The defenceman is also unafraid to cut inside the dots, sliding in between the high and low defenders to get a better view of the cage. When there is no seam to exploit, he can threaten to jump up from the blue line, close the defence onto him, and slide the puck over to a teammate freed from his coverage (like in the first clip in the video above).
Contrary to many Junior-aged defenders, Misyul prefers to hold on to the puck at the blue line and wait for a play to open, instead of blasting it on net as soon as he gets it. He handles the puck just as smoothly as he skates, and it serves him well in avoiding incoming defenders and finding a play.

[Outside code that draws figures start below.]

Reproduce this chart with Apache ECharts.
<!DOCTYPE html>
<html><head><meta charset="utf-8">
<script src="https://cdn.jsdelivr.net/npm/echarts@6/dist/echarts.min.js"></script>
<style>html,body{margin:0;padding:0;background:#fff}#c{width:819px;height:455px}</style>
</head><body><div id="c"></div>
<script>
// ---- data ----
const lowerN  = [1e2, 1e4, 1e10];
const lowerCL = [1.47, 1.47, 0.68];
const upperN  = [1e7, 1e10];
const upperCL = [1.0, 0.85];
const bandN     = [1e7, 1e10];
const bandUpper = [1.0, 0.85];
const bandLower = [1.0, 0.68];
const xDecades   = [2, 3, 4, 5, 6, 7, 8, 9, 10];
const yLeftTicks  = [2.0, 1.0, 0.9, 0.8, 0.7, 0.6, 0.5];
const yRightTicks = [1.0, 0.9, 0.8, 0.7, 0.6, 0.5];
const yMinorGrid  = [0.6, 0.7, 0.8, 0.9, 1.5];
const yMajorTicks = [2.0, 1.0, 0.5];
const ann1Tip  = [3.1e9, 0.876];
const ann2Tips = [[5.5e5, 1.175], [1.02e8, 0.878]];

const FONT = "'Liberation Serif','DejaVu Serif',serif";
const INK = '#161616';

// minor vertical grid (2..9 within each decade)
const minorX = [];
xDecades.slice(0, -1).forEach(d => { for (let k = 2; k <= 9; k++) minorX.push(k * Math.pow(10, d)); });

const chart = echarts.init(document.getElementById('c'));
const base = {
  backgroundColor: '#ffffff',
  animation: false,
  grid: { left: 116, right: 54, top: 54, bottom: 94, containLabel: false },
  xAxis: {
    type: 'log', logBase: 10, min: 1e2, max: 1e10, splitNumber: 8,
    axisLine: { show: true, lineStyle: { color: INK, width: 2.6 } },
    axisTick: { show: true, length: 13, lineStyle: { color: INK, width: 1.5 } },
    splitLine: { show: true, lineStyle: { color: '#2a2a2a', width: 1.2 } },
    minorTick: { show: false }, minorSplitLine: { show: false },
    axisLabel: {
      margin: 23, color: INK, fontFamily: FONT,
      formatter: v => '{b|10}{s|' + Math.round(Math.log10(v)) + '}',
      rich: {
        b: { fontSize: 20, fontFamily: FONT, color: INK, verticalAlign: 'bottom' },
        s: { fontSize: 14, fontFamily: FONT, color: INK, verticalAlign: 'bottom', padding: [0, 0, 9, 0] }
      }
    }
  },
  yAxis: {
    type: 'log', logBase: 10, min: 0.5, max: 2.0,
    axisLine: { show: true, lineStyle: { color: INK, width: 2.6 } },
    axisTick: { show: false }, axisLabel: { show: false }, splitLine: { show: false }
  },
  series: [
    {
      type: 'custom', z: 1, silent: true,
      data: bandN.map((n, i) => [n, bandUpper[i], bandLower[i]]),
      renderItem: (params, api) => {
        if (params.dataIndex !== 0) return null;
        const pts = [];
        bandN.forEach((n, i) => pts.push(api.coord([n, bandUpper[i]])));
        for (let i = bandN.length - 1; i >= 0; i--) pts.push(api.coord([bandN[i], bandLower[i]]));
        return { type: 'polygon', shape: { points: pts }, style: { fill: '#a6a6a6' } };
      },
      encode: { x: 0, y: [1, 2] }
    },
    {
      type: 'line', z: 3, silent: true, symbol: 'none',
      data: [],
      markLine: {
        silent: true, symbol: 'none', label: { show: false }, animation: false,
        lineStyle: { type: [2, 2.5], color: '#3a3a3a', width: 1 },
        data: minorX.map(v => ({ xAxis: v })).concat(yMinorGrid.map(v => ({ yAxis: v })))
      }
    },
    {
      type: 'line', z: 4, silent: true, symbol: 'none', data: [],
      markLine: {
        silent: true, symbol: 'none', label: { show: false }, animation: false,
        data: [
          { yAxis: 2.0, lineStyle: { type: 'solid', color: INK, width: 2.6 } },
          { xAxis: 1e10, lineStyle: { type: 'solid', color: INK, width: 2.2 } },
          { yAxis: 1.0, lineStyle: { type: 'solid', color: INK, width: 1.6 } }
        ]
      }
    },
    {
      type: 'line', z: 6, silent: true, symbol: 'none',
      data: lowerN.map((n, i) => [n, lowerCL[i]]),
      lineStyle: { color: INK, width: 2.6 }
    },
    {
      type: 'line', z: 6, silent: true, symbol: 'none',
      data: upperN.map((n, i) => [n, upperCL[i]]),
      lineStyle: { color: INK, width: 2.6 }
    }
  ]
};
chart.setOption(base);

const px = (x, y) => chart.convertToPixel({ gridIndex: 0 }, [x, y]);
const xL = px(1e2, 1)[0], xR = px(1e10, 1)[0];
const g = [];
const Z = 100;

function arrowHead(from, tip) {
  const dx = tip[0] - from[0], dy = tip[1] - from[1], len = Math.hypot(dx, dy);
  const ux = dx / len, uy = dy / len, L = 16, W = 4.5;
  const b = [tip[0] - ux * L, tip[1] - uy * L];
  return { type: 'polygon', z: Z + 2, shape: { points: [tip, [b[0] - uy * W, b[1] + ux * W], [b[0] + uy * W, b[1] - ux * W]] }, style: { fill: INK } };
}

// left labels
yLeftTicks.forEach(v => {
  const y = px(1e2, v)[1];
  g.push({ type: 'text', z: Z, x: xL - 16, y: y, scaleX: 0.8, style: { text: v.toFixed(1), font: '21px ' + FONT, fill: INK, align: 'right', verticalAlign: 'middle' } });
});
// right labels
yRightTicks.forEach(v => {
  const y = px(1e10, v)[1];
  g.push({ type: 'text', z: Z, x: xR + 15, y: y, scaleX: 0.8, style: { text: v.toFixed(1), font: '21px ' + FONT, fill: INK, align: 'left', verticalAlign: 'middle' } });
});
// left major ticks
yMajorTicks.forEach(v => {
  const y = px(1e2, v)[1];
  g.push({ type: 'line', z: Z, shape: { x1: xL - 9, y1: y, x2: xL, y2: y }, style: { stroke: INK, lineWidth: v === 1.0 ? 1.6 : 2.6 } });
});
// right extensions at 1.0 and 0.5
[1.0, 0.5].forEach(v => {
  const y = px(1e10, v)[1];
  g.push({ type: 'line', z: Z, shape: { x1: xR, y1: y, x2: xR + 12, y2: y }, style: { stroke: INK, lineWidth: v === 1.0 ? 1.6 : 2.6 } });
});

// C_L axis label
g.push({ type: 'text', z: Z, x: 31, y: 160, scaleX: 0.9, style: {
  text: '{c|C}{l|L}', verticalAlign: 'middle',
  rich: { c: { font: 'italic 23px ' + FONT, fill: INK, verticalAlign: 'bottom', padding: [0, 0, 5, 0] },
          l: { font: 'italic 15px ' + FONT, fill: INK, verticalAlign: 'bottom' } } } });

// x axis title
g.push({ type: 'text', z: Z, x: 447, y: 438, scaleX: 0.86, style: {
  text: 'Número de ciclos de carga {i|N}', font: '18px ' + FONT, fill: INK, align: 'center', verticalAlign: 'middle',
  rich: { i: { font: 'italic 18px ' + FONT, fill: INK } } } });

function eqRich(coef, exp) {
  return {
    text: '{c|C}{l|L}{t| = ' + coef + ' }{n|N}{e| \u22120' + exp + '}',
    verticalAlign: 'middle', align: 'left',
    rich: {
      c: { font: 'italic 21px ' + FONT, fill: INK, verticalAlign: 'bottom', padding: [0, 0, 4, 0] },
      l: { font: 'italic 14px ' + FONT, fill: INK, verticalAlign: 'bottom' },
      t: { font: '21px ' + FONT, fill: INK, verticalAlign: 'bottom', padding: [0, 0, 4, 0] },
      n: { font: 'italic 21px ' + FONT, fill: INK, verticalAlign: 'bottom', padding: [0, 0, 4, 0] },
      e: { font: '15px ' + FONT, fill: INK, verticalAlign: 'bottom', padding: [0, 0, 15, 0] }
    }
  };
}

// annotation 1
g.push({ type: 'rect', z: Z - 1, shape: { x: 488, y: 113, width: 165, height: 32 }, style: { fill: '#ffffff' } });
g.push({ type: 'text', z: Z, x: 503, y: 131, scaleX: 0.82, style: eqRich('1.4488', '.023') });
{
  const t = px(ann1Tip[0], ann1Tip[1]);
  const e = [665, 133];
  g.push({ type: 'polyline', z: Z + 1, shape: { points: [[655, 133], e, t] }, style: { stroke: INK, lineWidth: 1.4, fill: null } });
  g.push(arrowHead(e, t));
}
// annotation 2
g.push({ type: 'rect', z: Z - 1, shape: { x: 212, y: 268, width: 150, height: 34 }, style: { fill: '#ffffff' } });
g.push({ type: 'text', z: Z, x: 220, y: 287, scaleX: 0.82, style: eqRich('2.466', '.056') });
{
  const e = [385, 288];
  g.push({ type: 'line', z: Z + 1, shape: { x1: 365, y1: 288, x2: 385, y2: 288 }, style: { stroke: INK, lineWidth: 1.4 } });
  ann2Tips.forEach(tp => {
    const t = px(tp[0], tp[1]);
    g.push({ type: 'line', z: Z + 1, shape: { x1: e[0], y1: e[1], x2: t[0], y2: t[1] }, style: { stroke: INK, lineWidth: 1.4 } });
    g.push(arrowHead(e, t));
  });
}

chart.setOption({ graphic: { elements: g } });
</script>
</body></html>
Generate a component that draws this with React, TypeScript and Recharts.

Rankings (not all rankings are final)
NHL Central Scouting: #8 (EU skaters)
Misyul is an aggressive, rangy defenceman who moves well. For those reasons, he is ranked highly by Central Scouting. His stint in the KHL, where he performed quite admirably, also had him jump up a few spots from the mid-term list (ranked 11) to the final one.
He will have to adjust his defensive reads, vary his transition and offensive zone game a bit more by mixing in more passing plays in his carries, but he represents a very interesting project for a team to take on and should be realistically selected somewhere in the second round.
The parallel with Philip Broberg here is interesting. They have similar styles of play and weaknesses. Broberg is perhaps an even better skater and more solid on defence, but Misyul handles the puck better overall. Misyul could be a similarly valuable option a bit later in the draft.